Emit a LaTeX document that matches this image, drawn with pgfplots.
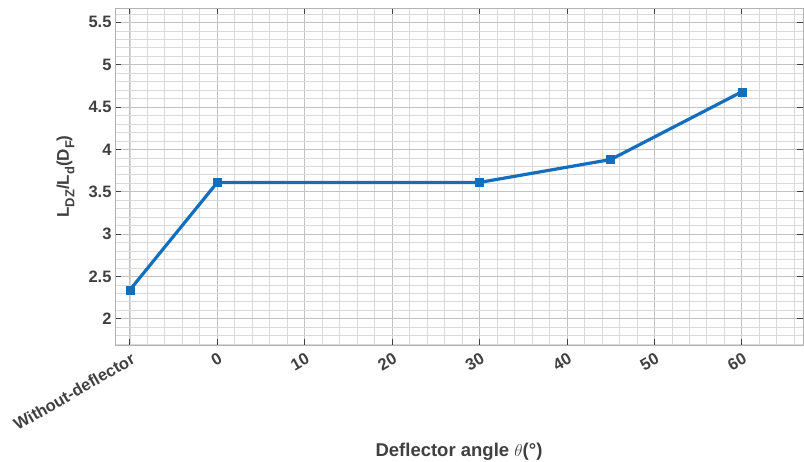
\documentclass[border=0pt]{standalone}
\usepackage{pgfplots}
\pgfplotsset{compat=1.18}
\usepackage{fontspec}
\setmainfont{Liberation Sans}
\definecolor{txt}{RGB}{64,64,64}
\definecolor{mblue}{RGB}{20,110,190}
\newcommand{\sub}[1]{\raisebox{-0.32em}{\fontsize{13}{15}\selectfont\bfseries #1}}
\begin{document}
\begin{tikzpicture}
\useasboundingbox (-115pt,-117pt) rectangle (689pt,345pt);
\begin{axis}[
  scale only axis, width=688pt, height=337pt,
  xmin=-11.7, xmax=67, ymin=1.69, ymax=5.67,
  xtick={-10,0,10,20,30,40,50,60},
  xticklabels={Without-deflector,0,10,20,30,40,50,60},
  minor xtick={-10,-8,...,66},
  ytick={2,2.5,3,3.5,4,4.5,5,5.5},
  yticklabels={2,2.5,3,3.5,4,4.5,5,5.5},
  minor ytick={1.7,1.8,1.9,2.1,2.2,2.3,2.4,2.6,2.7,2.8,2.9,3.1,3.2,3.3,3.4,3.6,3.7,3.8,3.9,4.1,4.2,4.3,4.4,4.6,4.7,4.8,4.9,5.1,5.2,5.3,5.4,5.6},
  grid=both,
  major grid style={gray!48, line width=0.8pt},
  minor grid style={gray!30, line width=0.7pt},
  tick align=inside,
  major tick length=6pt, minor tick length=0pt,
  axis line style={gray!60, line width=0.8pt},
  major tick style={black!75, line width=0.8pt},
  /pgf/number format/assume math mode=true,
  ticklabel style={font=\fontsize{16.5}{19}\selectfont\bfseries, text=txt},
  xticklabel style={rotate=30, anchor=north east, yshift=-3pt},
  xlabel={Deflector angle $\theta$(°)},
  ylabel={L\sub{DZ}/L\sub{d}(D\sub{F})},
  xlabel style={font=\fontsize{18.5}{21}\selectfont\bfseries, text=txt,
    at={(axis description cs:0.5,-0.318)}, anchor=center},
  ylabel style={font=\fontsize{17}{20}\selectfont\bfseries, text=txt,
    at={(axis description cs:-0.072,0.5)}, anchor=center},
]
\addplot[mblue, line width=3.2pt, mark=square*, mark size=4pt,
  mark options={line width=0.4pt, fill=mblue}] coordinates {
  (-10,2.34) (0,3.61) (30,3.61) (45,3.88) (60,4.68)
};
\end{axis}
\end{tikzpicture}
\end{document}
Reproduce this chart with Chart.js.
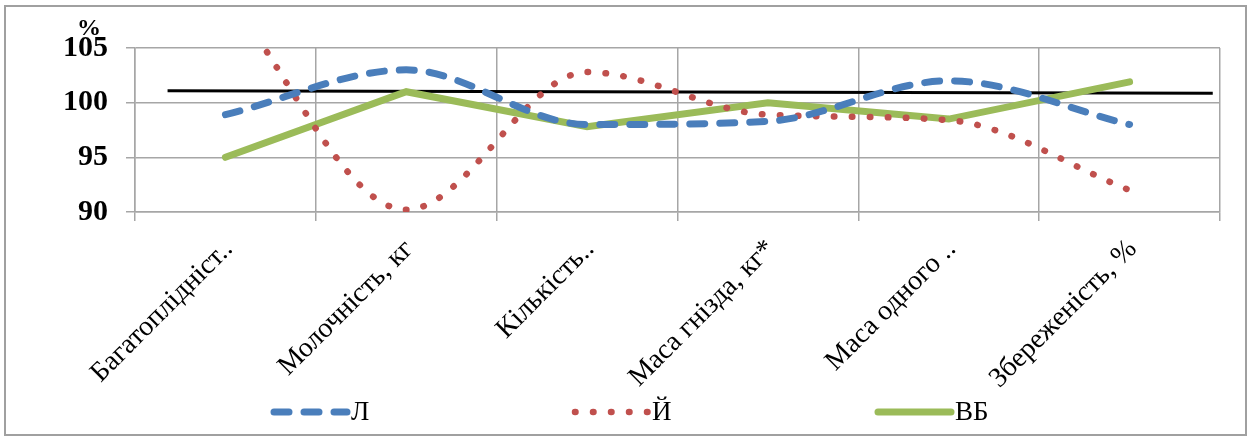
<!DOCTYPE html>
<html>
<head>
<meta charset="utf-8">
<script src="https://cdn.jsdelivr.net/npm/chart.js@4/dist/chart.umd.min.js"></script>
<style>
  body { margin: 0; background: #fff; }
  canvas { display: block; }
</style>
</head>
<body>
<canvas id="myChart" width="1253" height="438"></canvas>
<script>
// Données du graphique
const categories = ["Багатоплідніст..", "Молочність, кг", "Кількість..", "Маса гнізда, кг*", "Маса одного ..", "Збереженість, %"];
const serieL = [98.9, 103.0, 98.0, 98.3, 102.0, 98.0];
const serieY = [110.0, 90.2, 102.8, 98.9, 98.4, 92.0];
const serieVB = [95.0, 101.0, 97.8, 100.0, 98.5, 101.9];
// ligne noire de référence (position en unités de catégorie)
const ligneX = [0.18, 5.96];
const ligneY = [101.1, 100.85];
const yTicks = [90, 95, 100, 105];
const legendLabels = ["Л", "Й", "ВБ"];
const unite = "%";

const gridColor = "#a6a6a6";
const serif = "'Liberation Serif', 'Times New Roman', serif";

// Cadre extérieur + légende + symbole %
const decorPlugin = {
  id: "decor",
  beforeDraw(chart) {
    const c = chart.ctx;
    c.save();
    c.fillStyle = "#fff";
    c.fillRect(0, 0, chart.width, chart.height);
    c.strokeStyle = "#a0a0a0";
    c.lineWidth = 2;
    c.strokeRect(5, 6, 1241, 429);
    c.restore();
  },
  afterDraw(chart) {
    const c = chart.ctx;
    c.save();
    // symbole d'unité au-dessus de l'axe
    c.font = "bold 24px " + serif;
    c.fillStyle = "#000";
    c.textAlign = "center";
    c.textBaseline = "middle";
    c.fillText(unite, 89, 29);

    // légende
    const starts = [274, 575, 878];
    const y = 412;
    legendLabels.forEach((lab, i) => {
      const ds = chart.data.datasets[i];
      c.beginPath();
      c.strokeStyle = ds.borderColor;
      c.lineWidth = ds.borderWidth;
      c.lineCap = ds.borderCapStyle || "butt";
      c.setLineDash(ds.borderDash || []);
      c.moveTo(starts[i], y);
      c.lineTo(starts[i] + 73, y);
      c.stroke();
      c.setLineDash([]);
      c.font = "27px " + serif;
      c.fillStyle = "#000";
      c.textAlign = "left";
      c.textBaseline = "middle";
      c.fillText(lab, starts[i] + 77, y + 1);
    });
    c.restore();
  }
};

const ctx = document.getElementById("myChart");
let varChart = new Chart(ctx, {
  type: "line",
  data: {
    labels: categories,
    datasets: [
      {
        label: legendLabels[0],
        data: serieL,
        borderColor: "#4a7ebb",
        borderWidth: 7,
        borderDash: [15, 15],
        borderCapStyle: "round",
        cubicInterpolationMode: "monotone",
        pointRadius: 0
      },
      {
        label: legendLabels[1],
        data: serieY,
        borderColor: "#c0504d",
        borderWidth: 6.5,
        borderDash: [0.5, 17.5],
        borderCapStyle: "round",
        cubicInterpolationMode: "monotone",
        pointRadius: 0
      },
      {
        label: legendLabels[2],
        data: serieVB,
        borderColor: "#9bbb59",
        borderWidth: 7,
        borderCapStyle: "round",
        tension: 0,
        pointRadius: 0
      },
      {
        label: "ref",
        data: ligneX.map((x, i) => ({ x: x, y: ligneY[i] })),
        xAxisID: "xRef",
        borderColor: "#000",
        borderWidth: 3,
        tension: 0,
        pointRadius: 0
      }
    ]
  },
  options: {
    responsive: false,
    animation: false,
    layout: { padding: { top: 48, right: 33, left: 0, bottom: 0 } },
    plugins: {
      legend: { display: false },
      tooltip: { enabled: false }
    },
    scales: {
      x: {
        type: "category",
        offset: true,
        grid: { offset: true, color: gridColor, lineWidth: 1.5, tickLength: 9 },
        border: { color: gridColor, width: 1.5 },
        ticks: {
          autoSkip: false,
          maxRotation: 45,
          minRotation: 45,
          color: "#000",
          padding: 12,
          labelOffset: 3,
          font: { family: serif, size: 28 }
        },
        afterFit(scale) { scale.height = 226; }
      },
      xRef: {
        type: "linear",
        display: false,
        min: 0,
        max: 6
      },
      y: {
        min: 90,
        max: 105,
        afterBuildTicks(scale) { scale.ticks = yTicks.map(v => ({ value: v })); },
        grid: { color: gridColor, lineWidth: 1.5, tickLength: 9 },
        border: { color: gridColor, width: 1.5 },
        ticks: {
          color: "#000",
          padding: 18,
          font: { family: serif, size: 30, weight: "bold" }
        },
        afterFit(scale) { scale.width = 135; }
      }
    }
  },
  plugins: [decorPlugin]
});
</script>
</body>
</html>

————————

#### [Requirement]
Transcribe the whole listing exactly. Pictures stay out of your copy.

#### [Output for this exercise]
Emit a LaTeX document that matches this image, drawn with pgfplots.
\documentclass[border=0pt]{standalone}
\usepackage{pgfplots}
\pgfplotsset{compat=1.18}
\usepackage{fontspec}
\setmainfont{Liberation Sans}
\definecolor{txt}{RGB}{64,64,64}
\definecolor{mblue}{RGB}{20,110,190}
\newcommand{\sub}[1]{\raisebox{-0.32em}{\fontsize{13}{15}\selectfont\bfseries #1}}
\begin{document}
\begin{tikzpicture}
\useasboundingbox (-115pt,-117pt) rectangle (689pt,345pt);
\begin{axis}[
  scale only axis, width=688pt, height=337pt,
  xmin=-11.7, xmax=67, ymin=1.69, ymax=5.67,
  xtick={-10,0,10,20,30,40,50,60},
  xticklabels={Without-deflector,0,10,20,30,40,50,60},
  minor xtick={-10,-8,...,66},
  ytick={2,2.5,3,3.5,4,4.5,5,5.5},
  yticklabels={2,2.5,3,3.5,4,4.5,5,5.5},
  minor ytick={1.7,1.8,1.9,2.1,2.2,2.3,2.4,2.6,2.7,2.8,2.9,3.1,3.2,3.3,3.4,3.6,3.7,3.8,3.9,4.1,4.2,4.3,4.4,4.6,4.7,4.8,4.9,5.1,5.2,5.3,5.4,5.6},
  grid=both,
  major grid style={gray!48, line width=0.8pt},
  minor grid style={gray!30, line width=0.7pt},
  tick align=inside,
  major tick length=6pt, minor tick length=0pt,
  axis line style={gray!60, line width=0.8pt},
  major tick style={black!75, line width=0.8pt},
  /pgf/number format/assume math mode=true,
  ticklabel style={font=\fontsize{16.5}{19}\selectfont\bfseries, text=txt},
  xticklabel style={rotate=30, anchor=north east, yshift=-3pt},
  xlabel={Deflector angle $\theta$(°)},
  ylabel={L\sub{DZ}/L\sub{d}(D\sub{F})},
  xlabel style={font=\fontsize{18.5}{21}\selectfont\bfseries, text=txt,
    at={(axis description cs:0.5,-0.318)}, anchor=center},
  ylabel style={font=\fontsize{17}{20}\selectfont\bfseries, text=txt,
    at={(axis description cs:-0.072,0.5)}, anchor=center},
]
\addplot[mblue, line width=3.2pt, mark=square*, mark size=4pt,
  mark options={line width=0.4pt, fill=mblue}] coordinates {
  (-10,2.34) (0,3.61) (30,3.61) (45,3.88) (60,4.68)
};
\end{axis}
\end{tikzpicture}
\end{document}
Reproduce this chart with Chart.js.
<!DOCTYPE html>
<html>
<head>
<meta charset="utf-8">
<script src="https://cdn.jsdelivr.net/npm/chart.js@4/dist/chart.umd.min.js"></script>
<style>
  body { margin: 0; background: #fff; }
  canvas { display: block; }
</style>
</head>
<body>
<canvas id="myChart" width="1253" height="438"></canvas>
<script>
// Données du graphique
const categories = ["Багатоплідніст..", "Молочність, кг", "Кількість..", "Маса гнізда, кг*", "Маса одного ..", "Збереженість, %"];
const serieL = [98.9, 103.0, 98.0, 98.3, 102.0, 98.0];
const serieY = [110.0, 90.2, 102.8, 98.9, 98.4, 92.0];
const serieVB = [95.0, 101.0, 97.8, 100.0, 98.5, 101.9];
// ligne noire de référence (position en unités de catégorie)
const ligneX = [0.18, 5.96];
const ligneY = [101.1, 100.85];
const yTicks = [90, 95, 100, 105];
const legendLabels = ["Л", "Й", "ВБ"];
const unite = "%";

const gridColor = "#a6a6a6";
const serif = "'Liberation Serif', 'Times New Roman', serif";

// Cadre extérieur + légende + symbole %
const decorPlugin = {
  id: "decor",
  beforeDraw(chart) {
    const c = chart.ctx;
    c.save();
    c.fillStyle = "#fff";
    c.fillRect(0, 0, chart.width, chart.height);
    c.strokeStyle = "#a0a0a0";
    c.lineWidth = 2;
    c.strokeRect(5, 6, 1241, 429);
    c.restore();
  },
  afterDraw(chart) {
    const c = chart.ctx;
    c.save();
    // symbole d'unité au-dessus de l'axe
    c.font = "bold 24px " + serif;
    c.fillStyle = "#000";
    c.textAlign = "center";
    c.textBaseline = "middle";
    c.fillText(unite, 89, 29);

    // légende
    const starts = [274, 575, 878];
    const y = 412;
    legendLabels.forEach((lab, i) => {
      const ds = chart.data.datasets[i];
      c.beginPath();
      c.strokeStyle = ds.borderColor;
      c.lineWidth = ds.borderWidth;
      c.lineCap = ds.borderCapStyle || "butt";
      c.setLineDash(ds.borderDash || []);
      c.moveTo(starts[i], y);
      c.lineTo(starts[i] + 73, y);
      c.stroke();
      c.setLineDash([]);
      c.font = "27px " + serif;
      c.fillStyle = "#000";
      c.textAlign = "left";
      c.textBaseline = "middle";
      c.fillText(lab, starts[i] + 77, y + 1);
    });
    c.restore();
  }
};

const ctx = document.getElementById("myChart");
let varChart = new Chart(ctx, {
  type: "line",
  data: {
    labels: categories,
    datasets: [
      {
        label: legendLabels[0],
        data: serieL,
        borderColor: "#4a7ebb",
        borderWidth: 7,
        borderDash: [15, 15],
        borderCapStyle: "round",
        cubicInterpolationMode: "monotone",
        pointRadius: 0
      },
      {
        label: legendLabels[1],
        data: serieY,
        borderColor: "#c0504d",
        borderWidth: 6.5,
        borderDash: [0.5, 17.5],
        borderCapStyle: "round",
        cubicInterpolationMode: "monotone",
        pointRadius: 0
      },
      {
        label: legendLabels[2],
        data: serieVB,
        borderColor: "#9bbb59",
        borderWidth: 7,
        borderCapStyle: "round",
        tension: 0,
        pointRadius: 0
      },
      {
        label: "ref",
        data: ligneX.map((x, i) => ({ x: x, y: ligneY[i] })),
        xAxisID: "xRef",
        borderColor: "#000",
        borderWidth: 3,
        tension: 0,
        pointRadius: 0
      }
    ]
  },
  options: {
    responsive: false,
    animation: false,
    layout: { padding: { top: 48, right: 33, left: 0, bottom: 0 } },
    plugins: {
      legend: { display: false },
      tooltip: { enabled: false }
    },
    scales: {
      x: {
        type: "category",
        offset: true,
        grid: { offset: true, color: gridColor, lineWidth: 1.5, tickLength: 9 },
        border: { color: gridColor, width: 1.5 },
        ticks: {
          autoSkip: false,
          maxRotation: 45,
          minRotation: 45,
          color: "#000",
          padding: 12,
          labelOffset: 3,
          font: { family: serif, size: 28 }
        },
        afterFit(scale) { scale.height = 226; }
      },
      xRef: {
        type: "linear",
        display: false,
        min: 0,
        max: 6
      },
      y: {
        min: 90,
        max: 105,
        afterBuildTicks(scale) { scale.ticks = yTicks.map(v => ({ value: v })); },
        grid: { color: gridColor, lineWidth: 1.5, tickLength: 9 },
        border: { color: gridColor, width: 1.5 },
        ticks: {
          color: "#000",
          padding: 18,
          font: { family: serif, size: 30, weight: "bold" }
        },
        afterFit(scale) { scale.width = 135; }
      }
    }
  },
  plugins: [decorPlugin]
});
</script>
</body>
</html>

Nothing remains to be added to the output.